__What is expected__:
Return the lines below exactly, from the first line to the line that contains "from matplotlib.transforms import". Leave out pictures.

__Data extract__:

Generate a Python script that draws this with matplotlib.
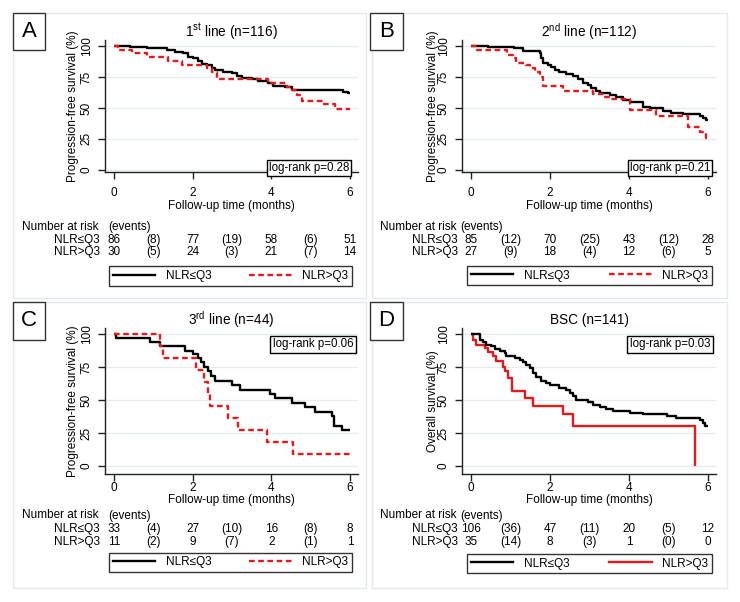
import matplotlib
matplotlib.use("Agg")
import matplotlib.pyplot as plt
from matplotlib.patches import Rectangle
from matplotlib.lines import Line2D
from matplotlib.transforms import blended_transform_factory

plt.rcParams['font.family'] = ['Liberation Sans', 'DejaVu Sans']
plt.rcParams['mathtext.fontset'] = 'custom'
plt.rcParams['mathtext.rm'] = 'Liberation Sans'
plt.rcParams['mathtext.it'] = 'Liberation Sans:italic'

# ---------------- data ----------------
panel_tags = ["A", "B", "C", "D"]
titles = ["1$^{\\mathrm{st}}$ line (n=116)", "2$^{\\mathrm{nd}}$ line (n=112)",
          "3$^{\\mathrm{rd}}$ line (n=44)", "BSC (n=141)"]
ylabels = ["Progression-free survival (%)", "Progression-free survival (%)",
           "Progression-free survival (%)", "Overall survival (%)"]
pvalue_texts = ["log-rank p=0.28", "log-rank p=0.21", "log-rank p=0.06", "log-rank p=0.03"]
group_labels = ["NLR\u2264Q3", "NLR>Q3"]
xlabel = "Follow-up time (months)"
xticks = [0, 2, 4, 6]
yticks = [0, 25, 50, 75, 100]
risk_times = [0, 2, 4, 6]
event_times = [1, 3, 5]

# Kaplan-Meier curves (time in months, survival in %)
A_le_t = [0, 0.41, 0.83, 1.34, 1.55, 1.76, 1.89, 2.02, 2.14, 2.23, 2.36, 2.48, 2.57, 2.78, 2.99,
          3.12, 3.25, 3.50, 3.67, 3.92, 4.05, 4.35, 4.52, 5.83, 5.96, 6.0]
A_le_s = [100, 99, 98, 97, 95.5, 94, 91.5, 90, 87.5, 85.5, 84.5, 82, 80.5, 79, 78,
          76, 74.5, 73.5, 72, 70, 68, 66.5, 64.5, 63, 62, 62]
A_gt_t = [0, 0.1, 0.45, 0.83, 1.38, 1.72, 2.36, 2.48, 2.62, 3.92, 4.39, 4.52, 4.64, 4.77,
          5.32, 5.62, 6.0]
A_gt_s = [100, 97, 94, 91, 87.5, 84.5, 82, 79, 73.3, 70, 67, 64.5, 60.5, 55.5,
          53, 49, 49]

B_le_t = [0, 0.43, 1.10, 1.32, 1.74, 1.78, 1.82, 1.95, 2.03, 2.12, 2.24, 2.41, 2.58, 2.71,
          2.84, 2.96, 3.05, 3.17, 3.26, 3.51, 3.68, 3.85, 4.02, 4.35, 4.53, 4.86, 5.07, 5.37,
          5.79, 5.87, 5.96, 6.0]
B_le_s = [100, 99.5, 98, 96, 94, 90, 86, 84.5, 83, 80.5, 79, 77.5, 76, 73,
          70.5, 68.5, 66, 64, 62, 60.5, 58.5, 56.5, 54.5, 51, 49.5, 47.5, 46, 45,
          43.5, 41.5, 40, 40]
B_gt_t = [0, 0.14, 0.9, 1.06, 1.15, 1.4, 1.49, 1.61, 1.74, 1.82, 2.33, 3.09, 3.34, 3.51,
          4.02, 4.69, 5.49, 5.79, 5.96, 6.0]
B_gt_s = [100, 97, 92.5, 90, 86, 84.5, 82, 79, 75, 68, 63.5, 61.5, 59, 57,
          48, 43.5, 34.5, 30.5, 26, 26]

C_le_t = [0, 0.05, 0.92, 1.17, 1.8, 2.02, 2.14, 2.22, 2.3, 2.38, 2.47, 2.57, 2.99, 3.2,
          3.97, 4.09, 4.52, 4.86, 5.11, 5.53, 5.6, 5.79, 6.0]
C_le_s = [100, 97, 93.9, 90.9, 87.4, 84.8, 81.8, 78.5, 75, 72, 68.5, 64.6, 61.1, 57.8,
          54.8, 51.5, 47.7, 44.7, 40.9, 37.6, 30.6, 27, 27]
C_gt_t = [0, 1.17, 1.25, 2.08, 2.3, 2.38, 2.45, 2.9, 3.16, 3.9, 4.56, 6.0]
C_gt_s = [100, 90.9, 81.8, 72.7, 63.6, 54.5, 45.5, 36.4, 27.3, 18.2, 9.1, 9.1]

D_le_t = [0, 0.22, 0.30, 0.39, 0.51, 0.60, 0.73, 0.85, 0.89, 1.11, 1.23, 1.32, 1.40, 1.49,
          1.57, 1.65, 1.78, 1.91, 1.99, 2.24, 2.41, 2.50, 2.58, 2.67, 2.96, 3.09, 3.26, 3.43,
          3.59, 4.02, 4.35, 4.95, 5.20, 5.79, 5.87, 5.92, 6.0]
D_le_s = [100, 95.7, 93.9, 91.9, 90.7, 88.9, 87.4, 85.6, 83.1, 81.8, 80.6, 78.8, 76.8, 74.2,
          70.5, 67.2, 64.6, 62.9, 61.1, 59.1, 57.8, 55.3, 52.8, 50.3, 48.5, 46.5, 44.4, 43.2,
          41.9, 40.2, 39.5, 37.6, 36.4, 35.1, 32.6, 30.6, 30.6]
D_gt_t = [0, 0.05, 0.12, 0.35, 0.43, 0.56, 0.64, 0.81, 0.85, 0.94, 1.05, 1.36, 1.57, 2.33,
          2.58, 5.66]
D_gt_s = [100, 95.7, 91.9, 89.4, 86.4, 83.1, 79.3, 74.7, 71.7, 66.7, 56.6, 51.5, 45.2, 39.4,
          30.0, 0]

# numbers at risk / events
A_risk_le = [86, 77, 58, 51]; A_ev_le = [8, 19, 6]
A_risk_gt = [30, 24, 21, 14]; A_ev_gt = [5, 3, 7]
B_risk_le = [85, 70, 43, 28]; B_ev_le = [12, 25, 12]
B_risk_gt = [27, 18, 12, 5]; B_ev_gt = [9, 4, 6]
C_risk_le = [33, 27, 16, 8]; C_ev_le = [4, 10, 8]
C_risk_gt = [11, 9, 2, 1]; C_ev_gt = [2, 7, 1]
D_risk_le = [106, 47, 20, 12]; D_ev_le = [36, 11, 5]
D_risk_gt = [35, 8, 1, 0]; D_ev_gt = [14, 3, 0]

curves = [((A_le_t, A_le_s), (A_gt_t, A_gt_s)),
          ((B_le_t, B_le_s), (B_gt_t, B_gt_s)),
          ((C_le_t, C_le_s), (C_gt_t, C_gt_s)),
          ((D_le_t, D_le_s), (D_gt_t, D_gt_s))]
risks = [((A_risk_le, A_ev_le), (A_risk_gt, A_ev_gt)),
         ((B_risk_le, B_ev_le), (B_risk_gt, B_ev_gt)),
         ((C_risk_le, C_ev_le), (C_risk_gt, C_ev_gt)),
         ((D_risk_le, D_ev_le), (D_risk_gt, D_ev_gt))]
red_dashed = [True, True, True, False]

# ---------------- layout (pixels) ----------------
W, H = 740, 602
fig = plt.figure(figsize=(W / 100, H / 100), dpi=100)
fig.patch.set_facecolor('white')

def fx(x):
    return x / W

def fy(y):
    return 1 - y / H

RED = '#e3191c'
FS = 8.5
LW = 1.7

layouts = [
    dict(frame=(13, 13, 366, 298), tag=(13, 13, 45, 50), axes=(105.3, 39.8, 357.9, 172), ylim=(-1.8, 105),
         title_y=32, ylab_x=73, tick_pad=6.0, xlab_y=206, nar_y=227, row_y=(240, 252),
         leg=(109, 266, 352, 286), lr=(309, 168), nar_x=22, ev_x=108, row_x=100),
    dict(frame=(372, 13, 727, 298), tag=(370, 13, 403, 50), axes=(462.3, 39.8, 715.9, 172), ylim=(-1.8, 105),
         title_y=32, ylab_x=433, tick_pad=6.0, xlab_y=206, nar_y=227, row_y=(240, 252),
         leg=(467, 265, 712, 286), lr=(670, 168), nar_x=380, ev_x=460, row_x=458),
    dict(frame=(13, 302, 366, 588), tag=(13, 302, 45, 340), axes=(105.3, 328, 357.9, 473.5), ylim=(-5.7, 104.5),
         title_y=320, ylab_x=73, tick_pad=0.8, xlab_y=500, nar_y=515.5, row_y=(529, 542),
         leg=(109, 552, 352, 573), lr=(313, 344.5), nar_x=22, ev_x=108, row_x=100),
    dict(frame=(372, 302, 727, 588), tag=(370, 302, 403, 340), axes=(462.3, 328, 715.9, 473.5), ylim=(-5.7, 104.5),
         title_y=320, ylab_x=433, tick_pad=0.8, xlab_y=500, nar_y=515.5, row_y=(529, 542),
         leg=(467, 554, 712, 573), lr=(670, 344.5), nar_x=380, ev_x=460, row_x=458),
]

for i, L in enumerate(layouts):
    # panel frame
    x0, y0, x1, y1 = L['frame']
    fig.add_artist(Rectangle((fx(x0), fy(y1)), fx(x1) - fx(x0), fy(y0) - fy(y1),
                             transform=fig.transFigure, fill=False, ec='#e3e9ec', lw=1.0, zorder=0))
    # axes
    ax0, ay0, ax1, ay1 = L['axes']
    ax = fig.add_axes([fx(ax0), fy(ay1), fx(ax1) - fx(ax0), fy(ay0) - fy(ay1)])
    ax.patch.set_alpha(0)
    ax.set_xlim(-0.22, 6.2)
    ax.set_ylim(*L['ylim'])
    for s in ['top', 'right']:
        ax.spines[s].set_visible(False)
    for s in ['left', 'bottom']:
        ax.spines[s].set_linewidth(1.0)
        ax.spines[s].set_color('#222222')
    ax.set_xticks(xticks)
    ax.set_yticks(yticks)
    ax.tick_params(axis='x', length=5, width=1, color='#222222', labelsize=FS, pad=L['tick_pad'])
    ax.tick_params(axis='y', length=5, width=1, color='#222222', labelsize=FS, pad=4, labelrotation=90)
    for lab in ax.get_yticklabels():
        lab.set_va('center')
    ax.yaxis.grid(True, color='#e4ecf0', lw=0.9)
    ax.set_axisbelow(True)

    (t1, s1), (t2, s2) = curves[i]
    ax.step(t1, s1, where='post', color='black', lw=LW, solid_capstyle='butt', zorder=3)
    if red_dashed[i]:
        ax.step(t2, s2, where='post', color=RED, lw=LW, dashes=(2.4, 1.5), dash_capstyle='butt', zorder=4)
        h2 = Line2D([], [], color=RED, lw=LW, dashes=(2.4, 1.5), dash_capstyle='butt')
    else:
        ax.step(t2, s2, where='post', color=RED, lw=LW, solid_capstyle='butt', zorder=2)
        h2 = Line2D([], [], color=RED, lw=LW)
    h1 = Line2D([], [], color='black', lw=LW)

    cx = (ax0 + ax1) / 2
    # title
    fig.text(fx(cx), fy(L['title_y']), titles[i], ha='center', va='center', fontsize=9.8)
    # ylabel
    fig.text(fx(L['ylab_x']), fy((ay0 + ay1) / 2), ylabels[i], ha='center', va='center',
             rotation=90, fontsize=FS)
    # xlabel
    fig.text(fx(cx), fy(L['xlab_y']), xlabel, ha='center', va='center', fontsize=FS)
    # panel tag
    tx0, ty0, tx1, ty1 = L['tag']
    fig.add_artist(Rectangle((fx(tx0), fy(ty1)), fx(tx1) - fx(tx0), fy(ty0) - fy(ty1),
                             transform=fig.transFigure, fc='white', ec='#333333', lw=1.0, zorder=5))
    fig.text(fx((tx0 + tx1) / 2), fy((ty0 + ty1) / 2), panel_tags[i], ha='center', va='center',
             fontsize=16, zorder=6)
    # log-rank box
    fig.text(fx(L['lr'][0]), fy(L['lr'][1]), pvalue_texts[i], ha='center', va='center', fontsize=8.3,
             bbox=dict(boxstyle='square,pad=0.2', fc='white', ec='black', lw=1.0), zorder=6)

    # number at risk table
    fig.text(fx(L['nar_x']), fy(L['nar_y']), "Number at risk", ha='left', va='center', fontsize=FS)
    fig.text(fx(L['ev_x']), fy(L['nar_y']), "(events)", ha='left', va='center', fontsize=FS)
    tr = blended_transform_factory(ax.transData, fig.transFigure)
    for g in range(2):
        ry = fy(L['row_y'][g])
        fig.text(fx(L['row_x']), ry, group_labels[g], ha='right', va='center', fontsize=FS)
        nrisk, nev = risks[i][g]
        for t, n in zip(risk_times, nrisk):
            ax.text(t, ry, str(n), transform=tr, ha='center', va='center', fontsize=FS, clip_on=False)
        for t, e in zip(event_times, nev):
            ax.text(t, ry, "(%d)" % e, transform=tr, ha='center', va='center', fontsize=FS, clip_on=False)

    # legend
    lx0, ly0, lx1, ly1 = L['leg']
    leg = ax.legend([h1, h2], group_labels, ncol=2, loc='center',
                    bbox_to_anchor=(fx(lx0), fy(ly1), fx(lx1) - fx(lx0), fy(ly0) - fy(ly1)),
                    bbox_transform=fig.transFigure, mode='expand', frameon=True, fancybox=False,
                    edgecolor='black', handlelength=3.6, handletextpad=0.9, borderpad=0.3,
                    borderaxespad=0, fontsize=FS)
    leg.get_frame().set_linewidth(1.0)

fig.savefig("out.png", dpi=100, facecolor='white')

__Written response__:
Generate a Python script that draws this with matplotlib.
import matplotlib
matplotlib.use("Agg")
import matplotlib.pyplot as plt
from matplotlib.patches import Rectangle
from matplotlib.lines import Line2D
from matplotlib.transforms import blended_transform_factory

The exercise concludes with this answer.